Russell Hepple, professeur agrégé au Département de kinésiologie et d’éducation physique et au Département de médecine (Division des soins intensifs), poursuit l’analyse de l’échantillon de fibres musculaires prélevé sur Olga par biopsie lors de sa visite. Contrairement aux autres chercheurs, le professeur Hepple ne pense pas que le vieillissement occasionne une perte des fibres musculaires de type 2 (fibres responsables de la puissance et de la force musculaire, par opposition aux fibres de type 1 qui sont celles de l’endurance aérobique). Et Olga Kotelko pourrait bien lui donner raison « parce qu’après tout, c’est une athlète qui pratique des sports nécessitant beaucoup de force ». Avec l’âge, nous perdons les neurones qui activent les fibres musculaires, de même que les terminaux nerveux liés aux muscles. L’équipe de Russell Hepple possède de nouvelles données, en cours d’évaluation, qui indiquent que pratiquement tous les cas d’atrophie musculaire liée au vieillissement se produisent dans les fibres musculaires dénervées. « Il s’agit d’une découverte capitale, explique- t-il, car cela signifie que si nous parvenons à comprendre la mort neuronale, nous pourrons alors prévenir l’essentiel de l’atrophie musculaire. Je cherche à savoir si Olga est protégée de ce type de mort neuronale – et l’étude de la taille et de la forme de ses fibres musculaires me laisse penser que c’est effectivement le cas. Si cela est vrai, reste maintenant à savoir pourquoi. » (Et il ajoute que ce type de protection pourrait aussi expliquer la vivacité d’esprit d’Olga : « Voilà qui cloue le bec à ceux qui doutent de l’intelligence des sportifs. »)

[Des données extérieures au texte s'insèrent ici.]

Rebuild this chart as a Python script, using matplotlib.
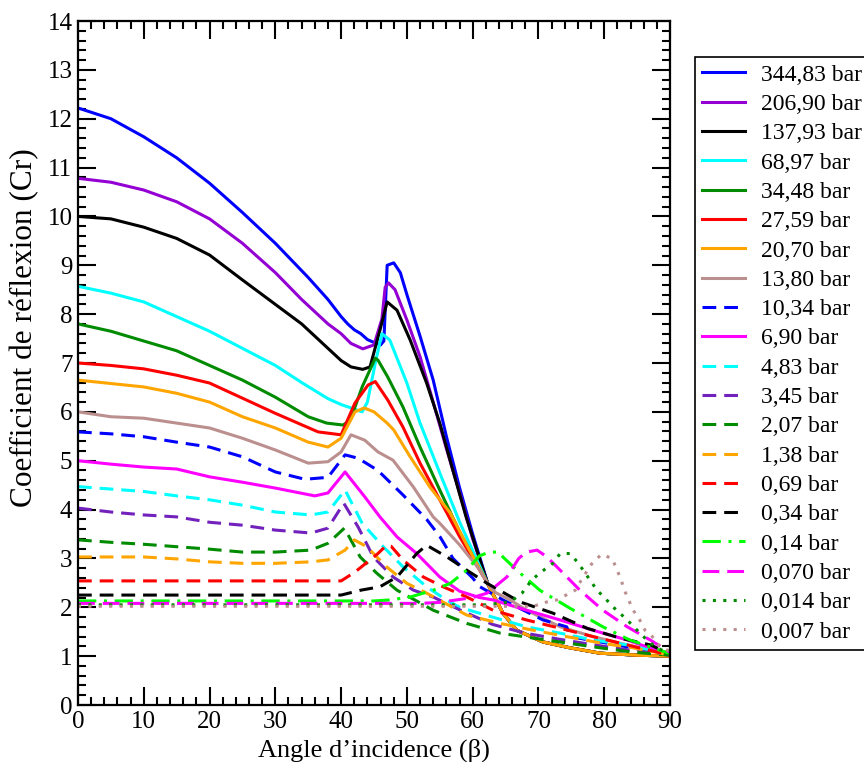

Russell Hepple et Tanja Taivassalo souhaitent réinviter Olga Kotelko à McGill pour une nouvelle batterie de tests, mais personne sans doute ne souhaite autant percer le secret d’Olga que la principale intéressée. « J’ai la même énergie qu’à 50 ans, a-t-elle déclaré au New York Times Magazine. Plus même. D’où me vient-elle? Honnêtement, je n’en sais rien. C’est un mystère pour moi aussi. »

Ces travaux sont subventionnés par le Conseil de recherches en sciences naturelles et en génie du Canada et les Instituts de recherche en santé du Canada.